- Otto Hönigschmid
- Born: 13 March 1878 Horowitz, Kingdom of Bohemia, Austria-Hungary (today Czech Republic)
- Died: 14 October 1945 (aged 67) Munich, Free State of Bavaria, American Zone, Allied-occupied Germany
- Education: Charles University in Prague
- Known for: measurement of atomic mass
- Awards: Liebig Medal (1940), Haitinger Prize (1913)
- Scientific career
- Fields: Chemistry
- Workplaces: University of Paris, Harvard University, Ludwig-Maximilians-Universität München
- Doctoral advisor: Guido Goldschmiedt
- Doctoral students: Eduard Zintl, Josef Goubeau

= Otto Hönigschmid =

Czech/Austrian chemist

Otto Hönigschmid (13 March 1878 in Hořovice - 14 October 1945 in Munich) was a Czech/Austrian chemist. He published the first widely accepted experimental proof of isotopes along with Stefanie Horovitz. Throughout his career he worked to precisely define atomic weights for over 40 elements, and served on committees with the purpose of adopting internationally agreed upon values. After his home and laboratory in Munich were destroyed in World War II, he committed suicide in 1945.

==Education==
Hönigschmid studied organic chemistry at the Charles University in Prague under the guidance of Guido Goldschmiedt (the discoverer of the structure of papaverine). Additionally, he worked as a student researcher in Paris under Henri Moissan from 1904 to 1906. He was habilitated in 1908 upon publication of a thesis on carbide and silicide.

==Career and Scientific Research==
In 1909, Hönigschmid worked under Theodore Richards at Harvard University to determine the official weight of calcium. During this year he learned Richards' Nobel Prize winning methods for precisely determining atomic weights, which earned Hönigschmid credibility in the field.

From 1911-18 he was a professor and directory of the laboratory of inorganic and analytical chemistry at the Prague Polytechnic University. He was simultaneously involved in research at the Radium Institute of Vienna, traveling back and forth between the two cities. He was asked by Frederick Soddy and Kazimierz Fajans to determine precise atomic weights of lead from radioactive sources in support of their radioactive displacement law of Fajans and Soddy, which had not yet been credibly proven by experimental means. At the suggestion of Lise Meitner, he recruited Stefanie Horovitz in 1914 to work from his Vienna lab processing lead from uranium-rich pitchblende and measuring its atomic weight to the thousandth of a gram. The two co-published their results showing a significant difference in weight between the uranium lead (206.736 g/mol) and standard lead (207.190 g/mol), thereby providing the first authoritative proof of the existence of isotopes. Within two years, Hönigschmid and Horovitz demonstrated the second known case of isotopes by showing that ionium, a recently discovered element, was in fact thorium-230.

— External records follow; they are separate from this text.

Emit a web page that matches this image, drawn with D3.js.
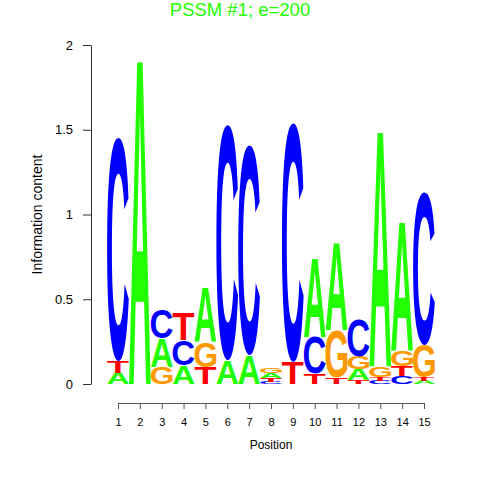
<!DOCTYPE html>
<html>
<head>
<meta charset="utf-8">
<script src="https://cdn.jsdelivr.net/npm/d3@7"></script>
<style>
	body { margin: 0; background: #fff; }
	svg { display: block; }
</style>
</head>
<body>
<svg id="main_svg"></svg>
<script>
const WIDTH = 480;
const HEIGHT = 480;

// Information content (bits) for each letter at each position
const positions = [1, 2, 3, 4, 5, 6, 7, 8, 9, 10, 11, 12, 13, 14, 15];
const bits_A = [0.065, 1.93, 0.17, 0.11, 0.32, 0.14, 0.17, 0.03, 0.00, 0.47, 0.52, 0.065, 1.40, 0.77, 0.02];
const bits_C = [1.32, 0.00, 0.17, 0.15, 0.00, 1.39, 1.24, 0.012, 1.41, 0.22, 0.00, 0.22, 0.02, 0.045, 0.90];
const bits_G = [0.00, 0.00, 0.10, 0.00, 0.15, 0.00, 0.00, 0.032, 0.00, 0.00, 0.28, 0.075, 0.065, 0.09, 0.19];
const bits_T = [0.07, 0.00, 0.00, 0.16, 0.10, 0.00, 0.00, 0.024, 0.13, 0.06, 0.04, 0.025, 0.02, 0.06, 0.02];
const y_ticks = [0, 0.5, 1, 1.5, 2];
const title = 'PSSM #1; e=200';

const letter_colors = {A: '#22ff00', C: '#0000ff', G: '#ff9900', T: '#ff0000'};
const FONT = 'bold 100px "Liberation Sans"';
const LABEL_FONT = 'Liberation Sans, Arial, sans-serif';

const svg = d3.select('#main_svg').attr('width', WIDTH).attr('height', HEIGHT);

const x_scale = d3.scaleLinear().domain([1, 15]).range([118, 424]);
const y_scale = d3.scaleLinear().domain([0, 2]).range([384, 45]);
const col_w = x_scale(2) - x_scale(1);

// tight ink bounds of each glyph, from canvas
const ctx = document.createElement('canvas').getContext('2d');
ctx.font = FONT;
const glyph = {};
['A', 'C', 'G', 'T'].forEach(l => {
	const m = ctx.measureText(l);
	glyph[l] = {
		left: m.actualBoundingBoxLeft,
		top: m.actualBoundingBoxAscent,
		w: m.actualBoundingBoxLeft + m.actualBoundingBoxRight,
		h: m.actualBoundingBoxAscent + m.actualBoundingBoxDescent
	};
});

// build stacks: smallest at bottom, largest on top
const stacks = positions.map((p, i) => {
	const letters = [
		{l: 'A', v: bits_A[i]}, {l: 'C', v: bits_C[i]},
		{l: 'G', v: bits_G[i]}, {l: 'T', v: bits_T[i]}
	].filter(d => d.v > 0).sort((a, b) => a.v - b.v);
	let base = 0;
	letters.forEach(d => { d.y0 = base; base += d.v; d.y1 = base; d.pos = p; });
	return letters;
});

const logo = svg.append('g');
stacks.flat().forEach(d => {
	const g = glyph[d.l];
	const x0 = x_scale(d.pos) - col_w / 2;
	const top = y_scale(d.y1);
	const h = y_scale(d.y0) - top;
	const sx = col_w / g.w;
	const sy = h / g.h;
	logo.append('text')
		.attr('transform', `translate(${x0},${top}) scale(${sx},${sy}) translate(${g.left},${g.top})`)
		.style('font', FONT)
		.attr('fill', letter_colors[d.l])
		.text(d.l);
});

// y axis
svg.append('g')
	.attr('transform', 'translate(91,0)')
	.call(d3.axisLeft(y_scale).tickValues(y_ticks).tickSize(8).tickSizeOuter(0).tickPadding(10)
		.tickFormat(d => d))
	.call(g => g.select('.domain').attr('stroke', '#333'))
	.call(g => g.selectAll('line').attr('stroke', '#333'))
	.call(g => g.selectAll('text').attr('font-family', LABEL_FONT)
		.attr('font-size', '13px').attr('fill', '#000'));

// x axis
svg.append('g')
	.attr('transform', 'translate(0,403)')
	.call(d3.axisBottom(x_scale).tickValues(positions).tickSize(6).tickSizeOuter(0).tickPadding(9)
		.tickFormat(d => d))
	.call(g => g.select('.domain').attr('stroke', '#555'))
	.call(g => g.selectAll('line').attr('stroke', '#555'))
	.call(g => g.selectAll('text').attr('font-family', LABEL_FONT)
		.attr('font-size', '11px').attr('fill', '#000'));

svg.append('text')
	.attr('x', x_scale(8))
	.attr('y', 449)
	.attr('text-anchor', 'middle')
	.attr('font-family', LABEL_FONT)
	.attr('font-size', '12px')
	.text('Position');

svg.append('text')
	.attr('transform', `translate(42,${y_scale(1)}) rotate(-90)`)
	.attr('text-anchor', 'middle')
	.attr('font-family', LABEL_FONT)
	.attr('font-size', '14px')
	.text('Information content');

svg.append('text')
	.attr('x', 240)
	.attr('y', 16)
	.attr('text-anchor', 'middle')
	.attr('font-family', LABEL_FONT)
	.attr('font-size', '18.5px')
	.attr('fill', '#22ff00')
	.text(title);
</script>
</body>
</html>
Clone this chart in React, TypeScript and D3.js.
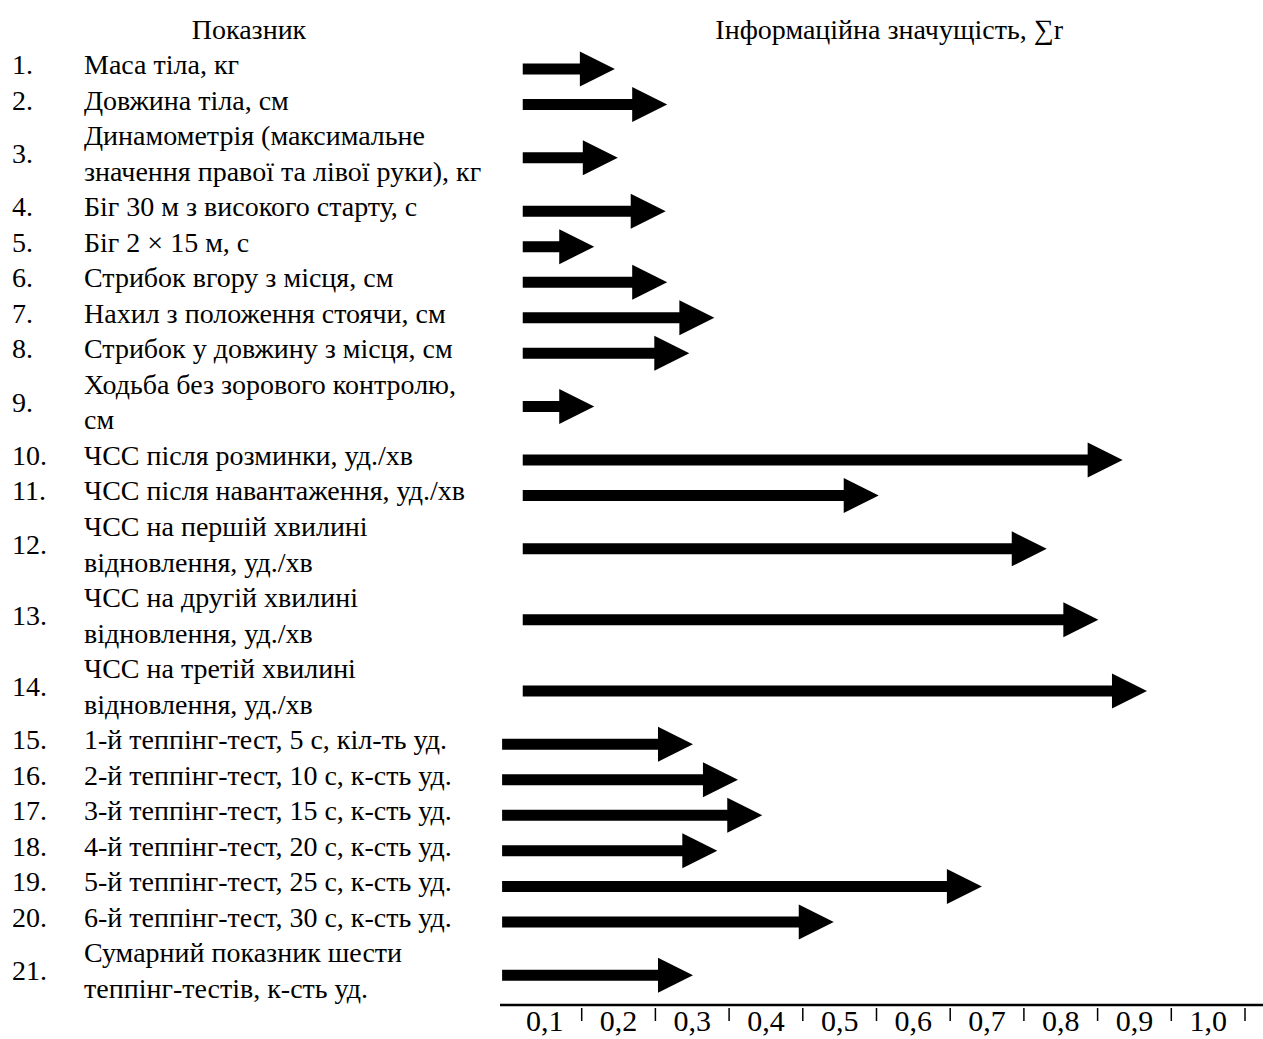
import React from "react";
import * as d3 from "d3";

const WIDTH = 1263;
const HEIGHT = 1039;

// показники (рядки підпису можуть переноситись)
const indicators: string[][] = [
  ["Маса тіла, кг"],
  ["Довжина тіла, см"],
  ["Динамометрія (максимальне", "значення правої та лівої руки), кг"],
  ["Біг 30 м з високого старту, с"],
  ["Біг 2 × 15 м, с"],
  ["Стрибок вгору з місця, см"],
  ["Нахил з положення стоячи, см"],
  ["Стрибок у довжину з місця, см"],
  ["Ходьба без зорового контролю,", "см"],
  ["ЧСС після розминки, уд./хв"],
  ["ЧСС після навантаження, уд./хв"],
  ["ЧСС на першій хвилині", "відновлення, уд./хв"],
  ["ЧСС на другій хвилині", "відновлення, уд./хв"],
  ["ЧСС на третій хвилині", "відновлення, уд./хв"],
  ["1-й теппінг-тест, 5 с, кіл-ть уд."],
  ["2-й теппінг-тест, 10 с, к-сть уд."],
  ["3-й теппінг-тест, 15 с, к-сть уд."],
  ["4-й теппінг-тест, 20 с, к-сть уд."],
  ["5-й теппінг-тест, 25 с, к-сть уд."],
  ["6-й теппінг-тест, 30 с, к-сть уд."],
  ["Сумарний показник шести", "теппінг-тестів, к-сть уд."],
];

// інформаційна значущість (кінець стрілки), ∑r
const significance = [
  0.145, 0.216, 0.149, 0.214, 0.117, 0.216, 0.28, 0.246, 0.117, 0.834, 0.503,
  0.731, 0.801, 0.867, 0.251, 0.312, 0.345, 0.284, 0.643, 0.442, 0.251,
];

// де починається стрілка
const arrowStart = [
  0.02, 0.02, 0.02, 0.02, 0.02, 0.02, 0.02, 0.02, 0.02, 0.02, 0.02, 0.02, 0.02,
  0.02, -0.008, -0.008, -0.008, -0.008, -0.008, -0.008, -0.008,
];

const tickValues = [0.1, 0.2, 0.3, 0.4, 0.5, 0.6, 0.7, 0.8, 0.9, 1.0];
const tickLabels = ["0,1", "0,2", "0,3", "0,4", "0,5", "0,6", "0,7", "0,8", "0,9", "1,0"];

const FONT = "'Liberation Serif', 'Times New Roman', serif";
const FS = 28;
const SHAFT = 5.5;
const HEAD_LEN = 35;
const HEAD_HALF = 17.5;
const AXIS_Y = 1005;
const AXIS_LEFT = 500;

export default function App() {
  const x = d3.scaleLinear().domain([0, 1]).range([508, 1245]);

  // рядки тексту на рівномірній сітці
  const totalLines = d3.sum(indicators, (d) => d.length);
  const yLine = d3.scaleLinear().domain([0, totalLines - 1]).range([65, 989]);

  const firstLine = d3.cumsum([0, ...indicators.map((d) => d.length)]);
  const rows = indicators.map((lines, i) => {
    const start = firstLine[i];
    const center = yLine(start + (lines.length - 1) / 2);
    return { lines, start, center, i };
  });

  const arrowPath = (x0: number, x1: number, y: number) => {
    const p = d3.path();
    const hb = x1 - HEAD_LEN;
    p.moveTo(x0, y - SHAFT);
    p.lineTo(hb, y - SHAFT);
    p.lineTo(hb, y - HEAD_HALF);
    p.lineTo(x1, y);
    p.lineTo(hb, y + HEAD_HALF);
    p.lineTo(hb, y + SHAFT);
    p.lineTo(x0, y + SHAFT);
    p.closePath();
    return p.toString();
  };

  return (
    <svg
      width={WIDTH}
      height={HEIGHT}
      viewBox={`0 0 ${WIDTH} ${HEIGHT}`}
      style={{ position: "absolute", left: 0, top: 0, background: "#fff" }}
      fontFamily={FONT}
    >
      <rect width={WIDTH} height={HEIGHT} fill="#fff" />
      {/* заголовки */}
      <text x={249} y={39} fontSize={FS} textAnchor="middle">Показник</text>
      <text x={1063} y={39} fontSize={FS} textAnchor="end">Інформаційна значущість, ∑r</text>

      {/* підписи показників */}
      {rows.map((r) => (
        <g key={r.i}>
          <text x={12} y={r.center + 9} fontSize={FS}>{`${r.i + 1}.`}</text>
          {r.lines.map((line, k) => (
            <text key={k} x={84} y={yLine(r.start + k) + 9} fontSize={FS}>{line}</text>
          ))}
        </g>
      ))}

      {/* стрілки */}
      {rows.map((r) => (
        <path key={r.i} d={arrowPath(x(arrowStart[r.i]), x(significance[r.i]), r.center + 4)} fill="#000" />
      ))}

      {/* вісь */}
      <line x1={AXIS_LEFT} x2={WIDTH} y1={AXIS_Y} y2={AXIS_Y} stroke="#000" strokeWidth={2.5} />
      {tickValues.map((v, i) => (
        <g key={v}>
          <line x1={x(v)} x2={x(v)} y1={AXIS_Y + 3} y2={AXIS_Y + 16} stroke="#000" strokeWidth={1.5} />
          <text x={x(v - 0.05)} y={AXIS_Y + 26} fontSize={30} textAnchor="middle">{tickLabels[i]}</text>
        </g>
      ))}
    </svg>
  );
}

In 1918, he moved to Germany to teach at the Ludwig-Maximilians-Universität München, where he founded a laboratory specifically for research with atomic weights. He and his colleagues worked up until 1941 to precisely define atomic weights of over 40 elements. Notable contributions redefined values for silver, niobium, tantalum, and phosphorus. Contributing to the work of Ernest Rutherford and Marie Curie, Hönigschmid prepared radium standards for comparison in 1912 and again in 1934. Additionally, he served as the chairman of the German Atomic Weight Commission from 1920-1930, and in 1930 became the German representative in the Atomic Weights Committee of the International Union of Chemistry. This work was instrumental in the adoption of precisely defined atomic weights in the international scientific community.

== Awards ==
He won the Haitinger Prize of the Austrian Academy of Sciences in 1913, and the Liebig Medal in 1940.

== Death ==
Much of Hönigschmid's work, his home, and his laboratory in Munich were destroyed during World War II. Facing difficulties with his health and housing, he committed suicide alongside his wife in 1945. The two had been staying with the widow of Hans Fischer, a friend and colleague who had also killed himself a few months prior.